I realize this is a strange way to look at something as serious as having a panic attack. And I’m not trying to downplay these attacks, at all. Because boy, they can be brutal. But now rather than resisting or reacting to them when they arise, I choose to accept them for what they are. And I do this because I truly believe that sometimes you need to “lose your shit” or have a huge meltdown, letting yourself feel all of the things you’re feeling, in order to break through that glass ceiling that’s holding you back and level-up your life.
Because…sometimes, you need to fall apart in order to fall together.

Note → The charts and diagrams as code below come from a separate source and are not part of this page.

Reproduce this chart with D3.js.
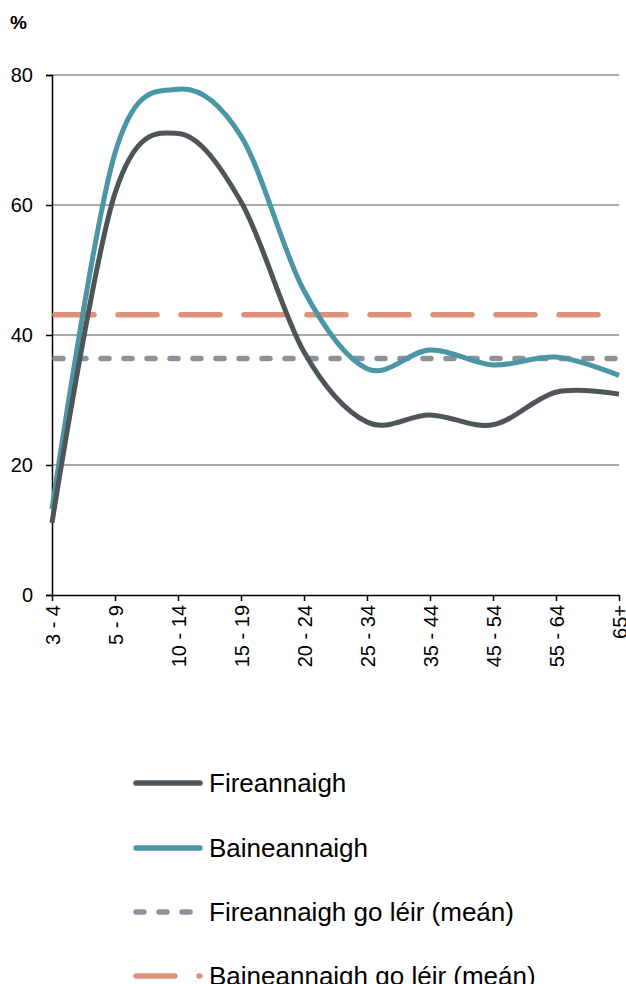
<!DOCTYPE html>
<html><head><meta charset="utf-8">
<script src="https://cdn.jsdelivr.net/npm/d3@7"></script>
<style>body{margin:0;background:#fff}svg{display:block}text{font-family:"Liberation Sans",Arial,sans-serif}</style>
</head><body>
<script>
const categories = ["3 - 4","5 - 9","10 - 14","15 - 19","20 - 24","25 - 34","35 - 44","45 - 54","55 - 64","65+"];
const maleValues = [11.1, 61.8, 71.0, 60.5, 37.4, 26.6, 27.7, 26.2, 31.2, 30.9];
const femaleValues = [13.2, 68.0, 77.8, 70.6, 46.8, 34.8, 37.7, 35.4, 36.6, 33.8];
const maleMean = 36.4;
const femaleMean = 43.1;
const yTicks = [0, 20, 40, 60, 80];
const seriesNames = ["Fireannaigh","Baineannaigh","Fireannaigh go léir (meán)","Baineannaigh go léir (meán)"];
const colors = {male:"#4d5559", female:"#4a96a6", maleMean:"#8b929c", femaleMean:"#dc927a"};

const W = 626, H = 984;
const svg = d3.select("body").append("svg").attr("width", W).attr("height", H);

const x = d3.scalePoint().domain(categories).range([52, 619]);
const y = d3.scaleLinear().domain([0, 80]).range([595, 75]);

// gridlines
svg.append("g").selectAll("line").data(yTicks.filter(d => d > 0)).join("line")
  .attr("x1", 52).attr("x2", 619).attr("y1", d => y(d)).attr("y2", d => y(d))
  .attr("stroke", "#8c8c8c").attr("stroke-width", 1.3);

// y axis
const yAxis = svg.append("g").attr("transform", "translate(52,0)")
  .call(d3.axisLeft(y).tickValues(yTicks).tickSize(6).tickPadding(13));
yAxis.attr("font-size", null).attr("font-family", null);
yAxis.select(".domain").attr("stroke", "#000").attr("stroke-width", 1.5);
yAxis.selectAll(".tick line").attr("stroke", "#000").attr("stroke-width", 1.5);
yAxis.selectAll(".tick text").style("font-size", "20px").attr("fill", "#000");

// x axis
const xAxis = svg.append("g").attr("transform", "translate(0,595)")
  .call(d3.axisBottom(x).tickSize(6).tickSizeOuter(0));
xAxis.attr("font-size", null).attr("font-family", null);
xAxis.select(".domain").attr("stroke", "#000").attr("stroke-width", 1.5);
xAxis.selectAll(".tick line").attr("stroke", "#000").attr("stroke-width", 1.5);
xAxis.selectAll(".tick text").style("font-size", "20px").attr("fill", "#000")
  .attr("transform", "rotate(-90)").attr("text-anchor", "end")
  .attr("x", -10).attr("y", 0).attr("dy", "0.35em");

// % label
svg.append("text").attr("x", 10).attr("y", 29).style("font-size", "19px").attr("font-weight", "bold").text("%");

// mean lines
svg.append("line").attr("x1", 55).attr("x2", 619).attr("y1", y(femaleMean)).attr("y2", y(femaleMean))
  .attr("stroke", colors.femaleMean).attr("stroke-width", 5.5).attr("stroke-linecap", "round")
  .attr("stroke-dasharray", "39,24");
svg.append("line").attr("x1", 55).attr("x2", 619).attr("y1", y(maleMean)).attr("y2", y(maleMean))
  .attr("stroke", colors.maleMean).attr("stroke-width", 5.5).attr("stroke-linecap", "round")
  .attr("stroke-dasharray", "8,15");

// data lines
const line = d3.line().x((d, i) => x(categories[i])).y(d => y(d)).curve(d3.curveCardinal.tension(0));
svg.append("path").datum(femaleValues).attr("d", line).attr("fill", "none")
  .attr("stroke", colors.female).attr("stroke-width", 5);
svg.append("path").datum(maleValues).attr("d", line).attr("fill", "none")
  .attr("stroke", colors.male).attr("stroke-width", 5);

// legend
const legend = [
  {name: seriesNames[0], color: colors.male, dash: null, y: 783},
  {name: seriesNames[1], color: colors.female, dash: null, y: 848},
  {name: seriesNames[2], color: colors.maleMean, dash: "8,15", y: 912},
  {name: seriesNames[3], color: colors.femaleMean, dash: "39,24", y: 976}
];
const lg = svg.append("g").selectAll("g").data(legend).join("g");
lg.append("line").attr("x1", 136).attr("x2", 200).attr("y1", d => d.y).attr("y2", d => d.y)
  .attr("stroke", d => d.color).attr("stroke-width", 5.5).attr("stroke-linecap", "round")
  .attr("stroke-dasharray", d => d.dash);
lg.append("text").attr("x", 209).attr("y", d => d.y + 9).style("font-size", "26px").attr("fill", "#000")
  .text(d => d.name);
</script>
</body></html>
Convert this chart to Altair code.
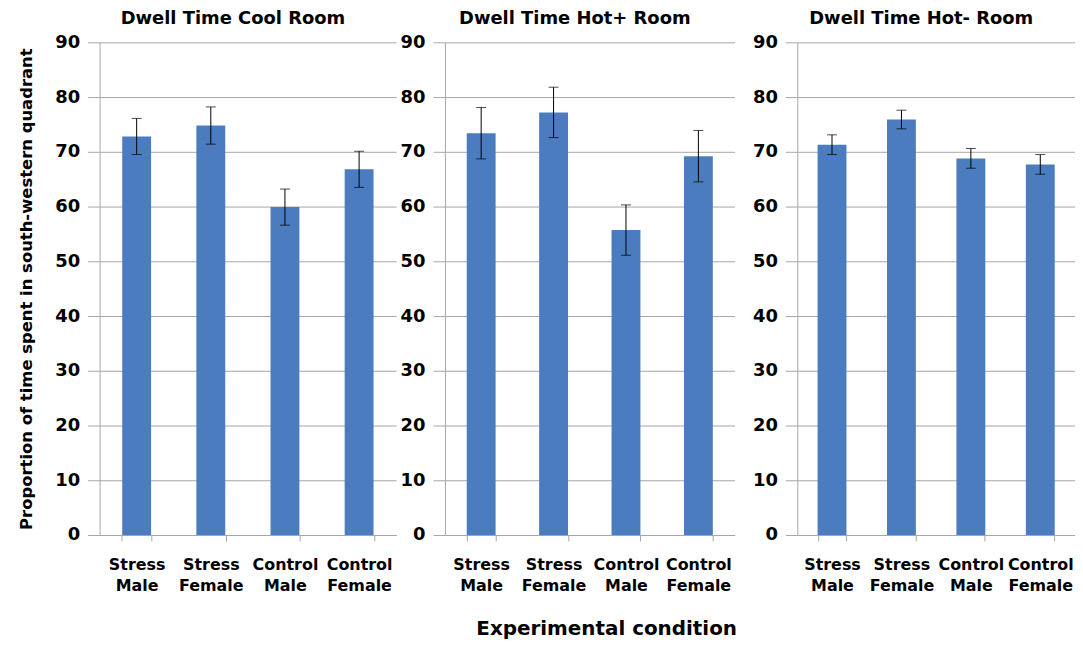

Oh boy. This one’s a biggie. Moving in with your significant other is the first major hurdle of any long-term relationship. And it’s a HUGE test to see whether or not they’re the real deal. Now, I’m definitely not old-fashioned when it comes to stuff like this (or um, at all). I’m more of a ‘test it before you buy it’ sort of gal, ya know? To me, it’s so important to live with your significant other before you choose to commit even further to the relationship. I would personally never marry someone I hadn’t lived with for AT LEAST 6 months. Not only does it give you an idea of what they’re like on a SUPER personal level, but you also get to know their real character…personality traits…quirks…habits….etc. You know the saying, ‘the true test of someone’s character is what they do when no one is watching’? Well, it’s true. It’d be pretty damn hard to hide your true self 24/7…unless you’re a total sociopath. The good, bad, and extra ugly is bound to be released at some point. And it’s crucial to know who your partner is, both inside and out, if you’re going to choose to spend the rest of your life with them.